Miguel Serras Pereira disse...

Caro Rui,
várias vezes dei por mim a pensar que seria interessante ouvir-te no debate que tem sido travado - no Passa Palavra, nos Ladrões de Bicicletas, no 5dias e aqui no Vias -sobre a "saída unilateral do euro", essa saída como primeiro passo - consciente ou não - para a implosão da UE, o ressurgimento do nacionalismo, as alternativas federalistas a defender e reformular, e, enfim, as questões propriamente políticas que tudo isto levanta.

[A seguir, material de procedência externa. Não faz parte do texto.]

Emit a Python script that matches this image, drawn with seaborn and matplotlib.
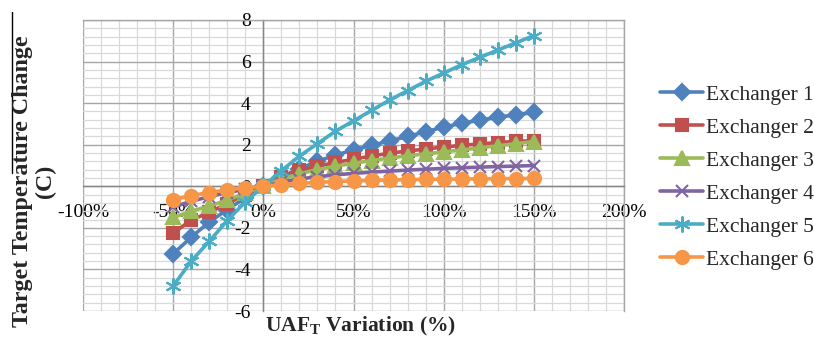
import numpy as np
import pandas as pd
import matplotlib
matplotlib.use("Agg")
import matplotlib.pyplot as plt
import matplotlib.ticker as mticker
from matplotlib.lines import Line2D
import seaborn as sns

# UA factor variation (%) and resulting target temperature change (C)
variation = [-50, -40, -30, -20, -10, 0, 10, 20, 30, 40, 50, 60, 70, 80, 90, 100, 110, 120, 130, 140, 150]
exchanger1 = [-3.25, -2.45, -1.72, -1.12, -0.55, 0.0, 0.45, 0.85, 1.2, 1.5, 1.75, 1.97, 2.18, 2.4, 2.62, 2.85, 3.03, 3.18, 3.32, 3.44, 3.55]
exchanger2 = [-2.25, -1.63, -1.25, -0.83, -0.4, 0.0, 0.45, 0.77, 0.96, 1.15, 1.3, 1.46, 1.59, 1.7, 1.79, 1.89, 1.97, 2.04, 2.1, 2.16, 2.2]
exchanger3 = [-1.5, -1.2, -0.95, -0.67, -0.32, 0.0, 0.35, 0.6, 0.8, 0.97, 1.1, 1.24, 1.36, 1.47, 1.56, 1.65, 1.75, 1.85, 1.95, 2.05, 2.15]
exchanger4 = [-1.0, -0.72, -0.5, -0.3, -0.15, 0.0, 0.2, 0.35, 0.46, 0.55, 0.62, 0.68, 0.73, 0.78, 0.82, 0.86, 0.89, 0.92, 0.95, 0.97, 1.0]
exchanger5 = [-4.8, -3.6, -2.65, -1.65, -0.75, 0.0, 0.75, 1.45, 2.05, 2.65, 3.15, 3.65, 4.15, 4.6, 5.05, 5.45, 5.85, 6.2, 6.55, 6.9, 7.25]
exchanger6 = [-0.65, -0.45, -0.3, -0.17, -0.07, 0.0, 0.08, 0.14, 0.19, 0.23, 0.26, 0.28, 0.3, 0.32, 0.33, 0.34, 0.35, 0.36, 0.37, 0.37, 0.38]

series = [
    ("Exchanger 1", exchanger1, "#4F81BD", "D", 8.5),
    ("Exchanger 2", exchanger2, "#C0504D", "s", 8.5),
    ("Exchanger 3", exchanger3, "#9BBB59", "^", 9.5),
    ("Exchanger 4", exchanger4, "#8064A2", "x", 8.5),
    ("Exchanger 5", exchanger5, "#4BACC6", (6, 2, 0), 11.5),
    ("Exchanger 6", exchanger6, "#F79646", "o", 9.5),
]

sns.set_style("whitegrid")
plt.rcParams['font.family'] = ['Liberation Serif', 'DejaVu Sans']
plt.rcParams['mathtext.fontset'] = 'custom'
plt.rcParams['mathtext.rm'] = 'Liberation Serif'
plt.rcParams['mathtext.bf'] = 'Liberation Serif:bold'

fig = plt.figure(figsize=(8.14, 3.40), dpi=100)
ax = fig.add_axes([83 / 814, 29 / 340, 541 / 814, 291 / 340])

for name, vals, color, marker, ms in series:
    sns.lineplot(x=variation, y=vals, ax=ax, color=color, marker=marker,
                 markersize=ms, markeredgecolor=color, markeredgewidth=1.5,
                 linewidth=2.6, label=name, errorbar=None, zorder=3)

ax.set_xlim(-100, 200)
ax.set_ylim(-6, 8)
ax.xaxis.set_major_locator(mticker.MultipleLocator(50))
ax.xaxis.set_minor_locator(mticker.MultipleLocator(10))
ax.yaxis.set_major_locator(mticker.MultipleLocator(2))
ax.yaxis.set_minor_locator(mticker.MultipleLocator(0.4))
ax.xaxis.set_major_formatter(mticker.FuncFormatter(lambda v, p: f"{v:.0f}%"))
ax.yaxis.set_major_formatter(mticker.FuncFormatter(lambda v, p: f"{v:.0f}"))

ax.grid(which='major', color='#a6a6a6', linewidth=1.0)
ax.grid(which='minor', color='#d9d9d9', linewidth=0.9)
ax.set_axisbelow(True)

ax.spines['left'].set_position(('data', 0))
ax.spines['bottom'].set_position(('data', 0))
for s in ['left', 'bottom']:
    ax.spines[s].set_color('#868686')
    ax.spines[s].set_linewidth(1.0)
for s in ['top', 'right']:
    ax.spines[s].set_color('#a6a6a6')
    ax.spines[s].set_linewidth(1.0)

ax.tick_params(axis='x', which='both', length=0, pad=13, labelsize=14, colors='black')
ax.tick_params(axis='y', which='both', length=0, pad=9, labelsize=14, colors='black')
ax.set_xlabel("")
ax.set_ylabel("")

fig.text(34 / 814, 1 - 181 / 340, "Target Temperature Change\n(C)", rotation=90,
         ha='center', va='center', multialignment='center',
         fontsize=17.3, fontweight='bold', linespacing=1.08)
fig.add_artist(Line2D([12 / 814, 12 / 814], [1 - 12 / 340, 1 - 173 / 340],
                      transform=fig.transFigure, color='black', linewidth=1.0))
fig.text(361 / 814, 1 - 326 / 340, r"UAF$_{\mathbf{T}}$ Variation (%)",
         ha='center', va='center', fontsize=15.5, fontweight='bold')

ax.legend(loc='center left', bbox_to_anchor=(660 / 814, 1 - 177 / 340),
          bbox_transform=fig.transFigure, frameon=False, fontsize=15.5,
          borderaxespad=0, borderpad=0, handlelength=2.0, handletextpad=0.15,
          labelspacing=0.6)

fig.savefig("out.png", dpi=100)
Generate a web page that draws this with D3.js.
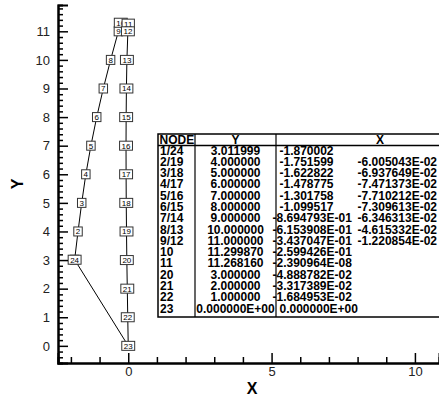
<!DOCTYPE html>
<html>
<head>
<meta charset="utf-8">
<script src="https://cdn.jsdelivr.net/npm/d3@7"></script>
<style>
  body { margin: 0; background: #fff; }
  svg { display: block; font-family: "Liberation Sans", Arial, sans-serif; }
</style>
</head>
<body>
<svg id="svg" width="439" height="396"></svg>
<script>

var nodeIds = [1, 2, 3, 4, 5, 6, 7, 8, 9, 10, 11, 12, 13, 14, 15, 16, 17, 18, 19, 20, 21, 22, 23, 24];
var nodeX = [-1.870002, -1.751599, -1.622822, -1.478775, -1.301758, -1.099517, -0.8694793, -0.6153908,
             -0.3437047, -0.2599426, -2.390964e-08, -0.01220854, -0.04615332, -0.06346313, -0.07309613,
             -0.07710212, -0.07471373, -0.06937649, -0.06005043, -0.04888782, -0.03317389, -0.01684953,
             0, -1.870002];
var nodeY = [3.011999, 4, 5, 6, 7, 8, 9, 10, 11, 11.29987, 11.26816, 11, 10, 9, 8, 7, 6, 5, 4, 3, 2, 1, 0, 3.011999];

// table text
var tableHead = ["NODE", "Y", "X"];
var tableNode = ["1/24", "2/19", "3/18", "4/17", "5/16", "6/15", "7/14", "8/13", "9/12", "10", "11", "20", "21", "22", "23"];
var tableY = ["3.011999", "4.000000", "5.000000", "6.000000", "7.000000", "8.000000", "9.000000", "10.000000",
              "11.000000", "11.299870", "11.268160", "3.000000", "2.000000", "1.000000", "0.000000E+00"];
var tableX1 = ["-1.870002", "-1.751599", "-1.622822", "-1.478775", "-1.301758", "-1.099517", "-8.694793E-01",
               "-6.153908E-01", "-3.437047E-01", "-2.599426E-01", "-2.390964E-08", "-4.888782E-02",
               "-3.317389E-02", "-1.684953E-02", "0.000000E+00"];
var tableX2 = ["", "-6.005043E-02", "-6.937649E-02", "-7.471373E-02", "-7.710212E-02", "-7.309613E-02",
               "-6.346313E-02", "-4.615332E-02", "-1.220854E-02", "", "", "", "", "", ""];

var xMajor = [0, 5, 10];
var xMinor = [-2, -1, 1, 2, 3, 4, 6, 7, 8, 9];
var yMajor = [0, 1, 2, 3, 4, 5, 6, 7, 8, 9, 10, 11];

var svg = d3.select("#svg");

var xScale = d3.scaleLinear().domain([-2.45, 10.84]).range([58, 439]);
var yScale = d3.scaleLinear().domain([-0.6, 11.92]).range([363, 5]);

var yMinor = d3.range(-0.4, 11.85, 0.2).map(function (d) { return Math.round(d * 10) / 10; })
    .filter(function (d) { return yMajor.indexOf(d) < 0; });

// element outline
var order = [23, 1, 2, 3, 4, 5, 6, 7, 8, 9, 10, 11, 12, 13, 14, 15, 16, 17, 18, 19, 20, 21, 22, 23];
var line = d3.line()
    .x(function (i) { return xScale(nodeX[i]); })
    .y(function (i) { return yScale(nodeY[i]); });
svg.append("path")
    .attr("d", line(order))
    .attr("fill", "none")
    .attr("stroke", "#000")
    .attr("stroke-width", 1);

// node label boxes
var lbl = svg.append("g").selectAll("g")
    .data(nodeIds)
    .enter().append("g")
    .attr("transform", function (d, i) {
        return "translate(" + xScale(nodeX[i]) + "," + yScale(nodeY[i]) + ")";
    });
lbl.append("rect");
lbl.append("text")
    .attr("text-anchor", "middle")
    .attr("dy", "0.36em")
    .attr("font-size", "8px")
    .attr("fill", "#000")
    .text(function (d) { return d; });
lbl.each(function () {
    var g = d3.select(this);
    var w = g.select("text").node().getComputedTextLength() + 4;
    g.select("rect")
        .attr("x", -w / 2).attr("y", -4.5)
        .attr("width", w).attr("height", 9)
        .attr("fill", "#fff")
        .attr("stroke", "#333")
        .attr("stroke-width", 1);
});

// axes
svg.append("g")
    .attr("transform", "translate(0,363)")
    .call(d3.axisBottom(xScale).tickValues(xMinor).tickSize(-6).tickFormat(""));
svg.append("g")
    .attr("transform", "translate(0,363)")
    .call(d3.axisBottom(xScale).tickValues(xMajor).tickSize(-10).tickPadding(4).tickFormat(d3.format("d")));

svg.append("g")
    .attr("transform", "translate(58,0)")
    .call(d3.axisLeft(yScale).tickValues(yMinor).tickSize(-5).tickFormat(""));
svg.append("g")
    .attr("transform", "translate(58,0)")
    .call(d3.axisLeft(yScale).tickValues(yMajor).tickSize(-10).tickPadding(8).tickFormat(d3.format("d")));

svg.selectAll(".domain").attr("stroke-width", 2).attr("stroke", "#000");
svg.selectAll(".tick line").attr("stroke-width", 1.5).attr("stroke", "#000");
svg.selectAll(".tick text").attr("font-size", "13px").attr("fill", "#222")
    .attr("font-family", "Liberation Sans, Arial, sans-serif");

svg.append("text")
    .attr("x", 252).attr("y", 394)
    .attr("text-anchor", "middle")
    .attr("font-size", "16px").attr("font-weight", "bold")
    .text("X");
svg.append("text")
    .attr("transform", "translate(23,184) rotate(-90)")
    .attr("text-anchor", "middle")
    .attr("font-size", "16px").attr("font-weight", "bold")
    .text("Y");

// table
var tbl = svg.append("g").attr("font-weight", "bold").attr("font-size", "12px");
var top0 = 134, headB = 145.5, bottom = 317, rowH = 11.29;
tbl.append("rect")
    .attr("x", 158).attr("y", top0).attr("width", 330).attr("height", bottom - top0)
    .attr("fill", "#fff").attr("stroke", "#000").attr("stroke-width", 1.5);
tbl.append("line").attr("x1", 158).attr("x2", 439).attr("y1", headB).attr("y2", headB)
    .attr("stroke", "#000").attr("stroke-width", 1.5);
[195, 276].forEach(function (x) {
    tbl.append("line").attr("x1", x).attr("x2", x).attr("y1", top0).attr("y2", bottom)
        .attr("stroke", "#000").attr("stroke-width", 1.2);
});
tbl.append("text").attr("x", 159.5).attr("y", 144).text(tableHead[0]);
tbl.append("text").attr("x", 235.5).attr("y", 144).attr("text-anchor", "middle").text(tableHead[1]);
tbl.append("text").attr("x", 380).attr("y", 144).attr("text-anchor", "middle").text(tableHead[2]);

tableNode.forEach(function (s, i) {
    var yb = 154.5 + i * rowH;
    var x1 = tableX1[i];
    var x1Pos = (x1.charAt(0) === "-" && x1.indexOf("E") > 0) ? 272.5 : 279.5;
    tbl.append("text").attr("x", 160).attr("y", yb).text(s);
    tbl.append("text").attr("x", 235.5).attr("y", yb).attr("text-anchor", "middle").text(tableY[i]);
    tbl.append("text").attr("x", x1Pos).attr("y", yb).text(x1);
    if (tableX2[i]) tbl.append("text").attr("x", 437).attr("y", yb).attr("text-anchor", "end").text(tableX2[i]);
});

</script>
</body>
</html>
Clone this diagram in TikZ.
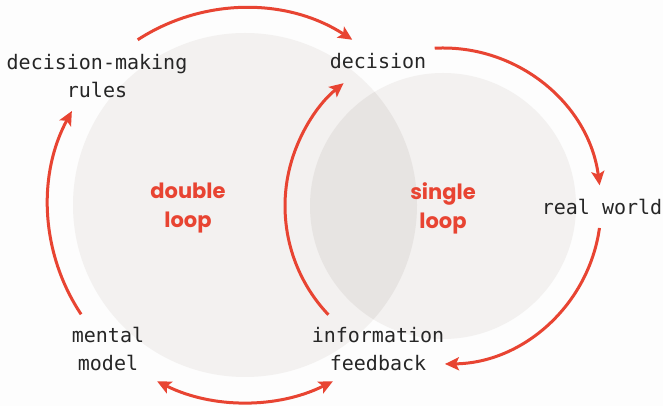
\documentclass[tikz,border=0pt]{standalone}
\usepackage{fontspec}
\setmonofont{DejaVu Sans Mono}
\newfontfamily\loopfont{Poppins}
\usetikzlibrary{arrows.meta}
\definecolor{loopred}{RGB}{232,68,50}
\definecolor{circfill}{RGB}{243,241,240}
\definecolor{lensfill}{RGB}{231,228,226}
\definecolor{bgfill}{RGB}{253,253,253}
\tikzset{
  lbl/.style={font=\ttfamily\fontsize{20}{28}\selectfont, align=center, inner sep=0pt, text=black!85},
  looplbl/.style={font=\loopfont\bfseries\fontsize{21}{29}\selectfont, align=center, inner sep=0pt, text=loopred},
  flow/.style={draw=loopred, line width=3pt, -{Stealth[length=14pt,width=13pt,inset=3pt]}},
  flowboth/.style={draw=loopred, line width=3pt, {Stealth[length=14pt,width=13pt,inset=3pt]}-{Stealth[length=14pt,width=13pt,inset=3pt]}}
}
\begin{document}
\begin{tikzpicture}[x=1pt,y=1pt]
\fill[bgfill] (0,0) rectangle (663,406);
\useasboundingbox (0,0) rectangle (663,406);
\coordinate (L) at (245,201);
\coordinate (R) at (443,200);
% circles
\fill[circfill] (L) circle[radius=172pt];
\fill[circfill] (R) circle[radius=133pt];
\begin{scope}
  \clip (L) circle[radius=172pt];
  \fill[lensfill] (R) circle[radius=133pt];
\end{scope}
% labels
\node[lbl] (dmr) at (97,330) {decision-making\\rules};
\node[lbl] (dec) at (378,345) {decision};
\node[lbl] (rw) at (602,199) {real world};
\node[lbl] (mm) at (108,57) {mental\\model};
\node[lbl] (inf) at (378,57) {information\\feedback};
\node[looplbl] (dl) at (188,198) {double\\loop};
\node[looplbl] (sl) at (443,198) {single\\loop};
% double-loop arrows
\draw[flow] ([shift={(123:197pt)}]L) arc[start angle=123, end angle=57, radius=197pt];
\draw[flow] ([shift={(213.7:197pt)}]L) arc[start angle=213.7, end angle=151.5, radius=197pt];
\draw[flowboth] ([shift={(243.5:197pt)}]L) arc[start angle=243.5, end angle=296.5, radius=197pt];
% single-loop arrows
\draw[flow] ([shift={(223.5:158pt)}]R) arc[start angle=223.5, end angle=129, radius=158pt];
\draw[flow] ([shift={(93:158pt)}]R) arc[start angle=93, end angle=7.5, radius=158pt];
\draw[flow] ([shift={(-8:158pt)}]R) arc[start angle=-8, end angle=-89.3, radius=158pt];
\end{tikzpicture}
\end{document}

Li com o maior interesse esta tua nota, mas pergunto-me se não estarás disposto a precisar o teu juízo político sobre uma eventual "saída unilateral do euro" e as suas consequências relativamente à sobrevivência da UE. A questão parece-me ainda mais pertinente, agora que pareces pensar - mas posso ter sido eu a ler-te mal - que pões em dúvida a viabilidade de uma hipótese na linha do Münchau, ou, noutros termos, mas afins, na do Syriza (combate dentro do euro; integração orçamental, fiscal e política, etc.).

Abraço

miguel serras pereira

Pedro Viana disse...

Caro Rui,

Obrigado pelo comentário, que adiciona informação importante para decidir o rumo a tomar. Não é claro para mim que a estratégia da "falência do estilo "daqui não saio e daqui ninguém me tira")." seja a melhor opção. Não tenho dúvidas que tal levaria a um boicote do financiamento do Estado Português. Mas, caso este se conseguisse aguentar apenas com o recurso a impostos, o custo de fazer um "tratado da UE(bis) e cria-se um euro(bis) sem o estado-membro indesejável" não seria pequeno para os outros estado-membros. O mesmo se passa quanto à implementação dos pontos 3 e 4. Os outros estado-membros da UE não formam de modo nenhum um bloco coeso. O simples facto de terem de decidir desde os símbolos aos artigos dos novos tratados levaria tal celeuma, que não acredito que durmam direito quando pensam na eventualidade de terem de enveredar por essa via. Portanto, há capacidade de pressão e margem negocial que simplesmente não tem sido explorada, antes de mais porque o actual governo concorda com as medidas do Memorando, mas também porque se delicia com a sua condição de "subordinado favorito" dos poderosos.